== Plotting code records ==
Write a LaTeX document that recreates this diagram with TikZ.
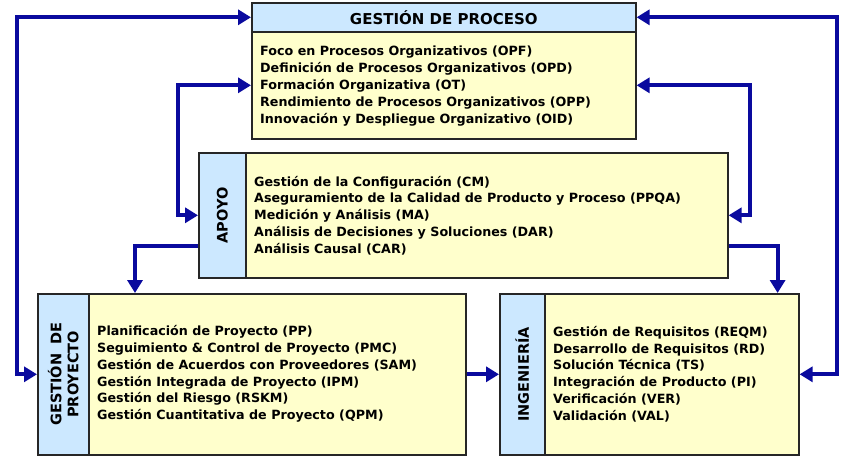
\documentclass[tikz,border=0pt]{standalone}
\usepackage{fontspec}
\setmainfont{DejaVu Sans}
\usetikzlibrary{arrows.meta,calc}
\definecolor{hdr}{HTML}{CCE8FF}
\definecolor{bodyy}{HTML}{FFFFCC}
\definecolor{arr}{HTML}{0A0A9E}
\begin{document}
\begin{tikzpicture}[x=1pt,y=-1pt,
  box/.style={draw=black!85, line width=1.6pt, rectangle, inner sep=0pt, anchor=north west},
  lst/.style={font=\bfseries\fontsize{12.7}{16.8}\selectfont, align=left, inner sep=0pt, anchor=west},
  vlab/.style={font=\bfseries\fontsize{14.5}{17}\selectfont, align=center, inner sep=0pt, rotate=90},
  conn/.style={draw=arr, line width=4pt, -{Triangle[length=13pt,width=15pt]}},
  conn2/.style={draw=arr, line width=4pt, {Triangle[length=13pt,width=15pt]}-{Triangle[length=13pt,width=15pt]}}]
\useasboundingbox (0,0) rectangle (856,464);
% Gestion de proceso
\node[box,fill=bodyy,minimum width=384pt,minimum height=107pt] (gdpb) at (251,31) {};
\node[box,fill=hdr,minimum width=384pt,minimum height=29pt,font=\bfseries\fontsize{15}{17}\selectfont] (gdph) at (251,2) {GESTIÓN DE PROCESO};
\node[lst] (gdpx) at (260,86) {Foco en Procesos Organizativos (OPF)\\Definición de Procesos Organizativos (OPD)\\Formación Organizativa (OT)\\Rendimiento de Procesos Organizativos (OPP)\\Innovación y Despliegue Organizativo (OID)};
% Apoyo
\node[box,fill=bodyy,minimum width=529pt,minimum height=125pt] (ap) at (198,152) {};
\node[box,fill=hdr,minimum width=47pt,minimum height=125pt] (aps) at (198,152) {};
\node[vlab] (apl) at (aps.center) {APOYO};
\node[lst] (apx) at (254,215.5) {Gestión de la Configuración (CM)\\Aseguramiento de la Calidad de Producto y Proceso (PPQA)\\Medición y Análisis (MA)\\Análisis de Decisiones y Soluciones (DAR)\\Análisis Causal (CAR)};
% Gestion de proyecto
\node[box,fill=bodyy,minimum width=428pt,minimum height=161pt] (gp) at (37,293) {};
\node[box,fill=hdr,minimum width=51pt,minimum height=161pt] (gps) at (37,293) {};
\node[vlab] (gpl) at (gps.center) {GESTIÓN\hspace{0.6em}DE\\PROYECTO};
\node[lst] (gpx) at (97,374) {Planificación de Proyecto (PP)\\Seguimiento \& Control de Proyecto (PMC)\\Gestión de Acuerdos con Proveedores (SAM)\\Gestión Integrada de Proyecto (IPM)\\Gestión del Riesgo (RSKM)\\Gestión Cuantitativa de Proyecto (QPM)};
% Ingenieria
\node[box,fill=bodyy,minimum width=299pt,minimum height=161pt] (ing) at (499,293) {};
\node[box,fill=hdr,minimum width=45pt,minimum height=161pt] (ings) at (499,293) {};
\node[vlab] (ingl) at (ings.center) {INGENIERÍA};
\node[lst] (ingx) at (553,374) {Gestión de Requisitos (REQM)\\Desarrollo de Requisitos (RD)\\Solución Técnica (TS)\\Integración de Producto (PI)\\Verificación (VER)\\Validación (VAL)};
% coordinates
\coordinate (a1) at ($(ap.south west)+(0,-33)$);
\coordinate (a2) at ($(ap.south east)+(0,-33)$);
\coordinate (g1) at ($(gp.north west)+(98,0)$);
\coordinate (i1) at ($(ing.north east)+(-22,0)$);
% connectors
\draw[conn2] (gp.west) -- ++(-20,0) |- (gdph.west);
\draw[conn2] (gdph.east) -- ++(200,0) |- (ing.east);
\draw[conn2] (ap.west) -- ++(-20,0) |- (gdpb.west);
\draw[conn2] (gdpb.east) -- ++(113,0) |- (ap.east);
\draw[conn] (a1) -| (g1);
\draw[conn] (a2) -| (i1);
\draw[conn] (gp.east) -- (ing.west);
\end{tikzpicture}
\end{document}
* * *
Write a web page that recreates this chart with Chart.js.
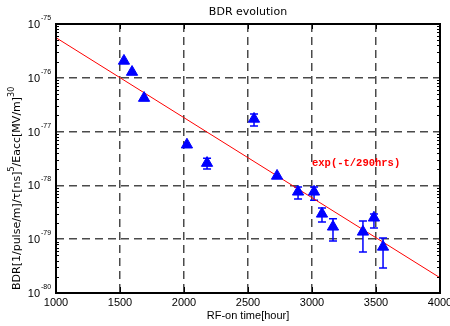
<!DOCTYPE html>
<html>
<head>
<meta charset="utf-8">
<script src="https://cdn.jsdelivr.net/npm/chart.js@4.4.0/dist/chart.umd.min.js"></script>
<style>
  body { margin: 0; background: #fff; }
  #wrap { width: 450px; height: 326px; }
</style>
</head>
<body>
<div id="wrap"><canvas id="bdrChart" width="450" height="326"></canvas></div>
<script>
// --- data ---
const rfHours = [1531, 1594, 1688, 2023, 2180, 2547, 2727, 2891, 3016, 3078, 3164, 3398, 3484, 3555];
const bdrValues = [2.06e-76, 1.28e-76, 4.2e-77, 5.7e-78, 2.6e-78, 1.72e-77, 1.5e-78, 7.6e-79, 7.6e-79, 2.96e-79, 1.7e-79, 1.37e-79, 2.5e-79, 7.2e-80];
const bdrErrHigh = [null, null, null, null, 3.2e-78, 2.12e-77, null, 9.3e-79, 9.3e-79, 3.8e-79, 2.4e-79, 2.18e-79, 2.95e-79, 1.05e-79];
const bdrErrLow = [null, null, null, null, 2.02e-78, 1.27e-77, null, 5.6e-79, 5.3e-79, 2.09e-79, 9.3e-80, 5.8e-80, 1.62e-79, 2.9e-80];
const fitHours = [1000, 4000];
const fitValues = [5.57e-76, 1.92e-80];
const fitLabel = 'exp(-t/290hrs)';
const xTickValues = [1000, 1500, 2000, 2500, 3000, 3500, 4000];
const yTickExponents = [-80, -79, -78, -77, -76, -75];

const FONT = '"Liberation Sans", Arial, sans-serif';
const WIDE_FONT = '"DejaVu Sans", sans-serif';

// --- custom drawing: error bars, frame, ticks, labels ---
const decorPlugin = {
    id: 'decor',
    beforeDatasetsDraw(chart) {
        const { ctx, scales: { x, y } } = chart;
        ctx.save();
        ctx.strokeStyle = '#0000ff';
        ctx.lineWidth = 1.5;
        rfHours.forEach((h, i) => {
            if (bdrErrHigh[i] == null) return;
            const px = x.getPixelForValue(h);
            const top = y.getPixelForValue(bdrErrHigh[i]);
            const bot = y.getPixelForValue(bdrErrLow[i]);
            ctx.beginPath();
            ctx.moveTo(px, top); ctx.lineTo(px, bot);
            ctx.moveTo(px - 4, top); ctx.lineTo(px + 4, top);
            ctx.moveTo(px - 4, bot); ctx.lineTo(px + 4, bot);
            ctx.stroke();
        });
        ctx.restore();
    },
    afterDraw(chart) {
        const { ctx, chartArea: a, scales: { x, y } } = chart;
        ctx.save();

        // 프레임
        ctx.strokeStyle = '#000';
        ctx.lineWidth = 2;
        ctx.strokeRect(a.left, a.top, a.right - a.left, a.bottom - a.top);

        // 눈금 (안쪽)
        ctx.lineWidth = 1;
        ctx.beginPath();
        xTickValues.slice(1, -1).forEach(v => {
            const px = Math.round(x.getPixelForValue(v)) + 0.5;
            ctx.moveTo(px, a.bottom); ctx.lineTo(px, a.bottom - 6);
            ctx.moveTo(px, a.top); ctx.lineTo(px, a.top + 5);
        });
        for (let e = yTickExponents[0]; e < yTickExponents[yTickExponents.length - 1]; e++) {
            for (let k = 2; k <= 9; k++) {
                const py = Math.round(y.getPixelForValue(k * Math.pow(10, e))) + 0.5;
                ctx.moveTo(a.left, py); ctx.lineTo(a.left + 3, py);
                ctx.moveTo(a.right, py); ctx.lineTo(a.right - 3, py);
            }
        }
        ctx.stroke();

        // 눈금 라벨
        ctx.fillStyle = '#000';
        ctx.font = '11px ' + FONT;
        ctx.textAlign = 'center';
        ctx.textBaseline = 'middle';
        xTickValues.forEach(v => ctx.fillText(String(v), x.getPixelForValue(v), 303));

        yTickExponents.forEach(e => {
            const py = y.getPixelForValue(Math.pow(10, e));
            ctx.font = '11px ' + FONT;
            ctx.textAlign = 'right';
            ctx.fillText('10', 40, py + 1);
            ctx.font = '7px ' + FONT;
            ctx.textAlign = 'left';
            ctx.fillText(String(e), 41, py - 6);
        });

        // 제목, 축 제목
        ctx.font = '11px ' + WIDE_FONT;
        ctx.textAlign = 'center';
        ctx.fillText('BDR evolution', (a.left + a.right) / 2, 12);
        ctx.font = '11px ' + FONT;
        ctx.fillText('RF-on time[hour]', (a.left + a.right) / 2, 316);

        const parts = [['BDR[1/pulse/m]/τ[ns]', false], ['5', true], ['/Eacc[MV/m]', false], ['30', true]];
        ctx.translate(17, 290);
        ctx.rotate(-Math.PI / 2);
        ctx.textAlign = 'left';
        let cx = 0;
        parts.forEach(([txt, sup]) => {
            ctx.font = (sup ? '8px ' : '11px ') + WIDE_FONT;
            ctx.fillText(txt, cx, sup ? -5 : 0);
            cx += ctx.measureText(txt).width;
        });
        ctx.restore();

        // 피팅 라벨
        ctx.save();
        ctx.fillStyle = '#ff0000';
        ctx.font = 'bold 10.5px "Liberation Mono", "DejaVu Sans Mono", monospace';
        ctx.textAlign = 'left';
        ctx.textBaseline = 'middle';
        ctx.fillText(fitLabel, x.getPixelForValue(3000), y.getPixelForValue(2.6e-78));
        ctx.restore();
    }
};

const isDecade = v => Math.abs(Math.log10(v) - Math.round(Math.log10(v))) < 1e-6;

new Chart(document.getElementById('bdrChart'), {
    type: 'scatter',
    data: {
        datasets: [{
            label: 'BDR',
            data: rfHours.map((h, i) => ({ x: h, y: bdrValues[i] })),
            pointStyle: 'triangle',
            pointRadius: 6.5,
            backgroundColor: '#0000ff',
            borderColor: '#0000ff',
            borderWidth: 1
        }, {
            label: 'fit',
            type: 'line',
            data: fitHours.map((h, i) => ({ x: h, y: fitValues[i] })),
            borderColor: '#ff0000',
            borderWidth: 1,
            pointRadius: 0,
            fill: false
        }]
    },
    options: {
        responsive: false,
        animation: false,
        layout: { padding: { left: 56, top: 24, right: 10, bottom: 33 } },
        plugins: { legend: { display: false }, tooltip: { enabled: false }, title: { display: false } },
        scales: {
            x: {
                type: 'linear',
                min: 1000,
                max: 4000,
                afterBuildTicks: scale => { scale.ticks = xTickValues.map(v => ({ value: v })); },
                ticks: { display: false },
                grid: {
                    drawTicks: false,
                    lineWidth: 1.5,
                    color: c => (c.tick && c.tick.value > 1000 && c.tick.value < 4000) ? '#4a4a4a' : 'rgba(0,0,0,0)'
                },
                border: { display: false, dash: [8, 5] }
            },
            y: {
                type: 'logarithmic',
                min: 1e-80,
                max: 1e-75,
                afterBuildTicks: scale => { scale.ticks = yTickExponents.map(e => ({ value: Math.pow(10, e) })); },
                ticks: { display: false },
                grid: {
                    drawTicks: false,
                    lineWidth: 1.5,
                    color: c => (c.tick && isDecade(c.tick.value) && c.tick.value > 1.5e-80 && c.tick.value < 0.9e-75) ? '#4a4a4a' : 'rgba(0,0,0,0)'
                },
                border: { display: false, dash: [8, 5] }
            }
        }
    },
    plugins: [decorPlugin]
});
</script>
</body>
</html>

== Aim of the task ==
Copy out every line of the listing that contains the string "with".

== Correct output ==
Write a LaTeX document that recreates this diagram with TikZ.
Write a web page that recreates this chart with Chart.js.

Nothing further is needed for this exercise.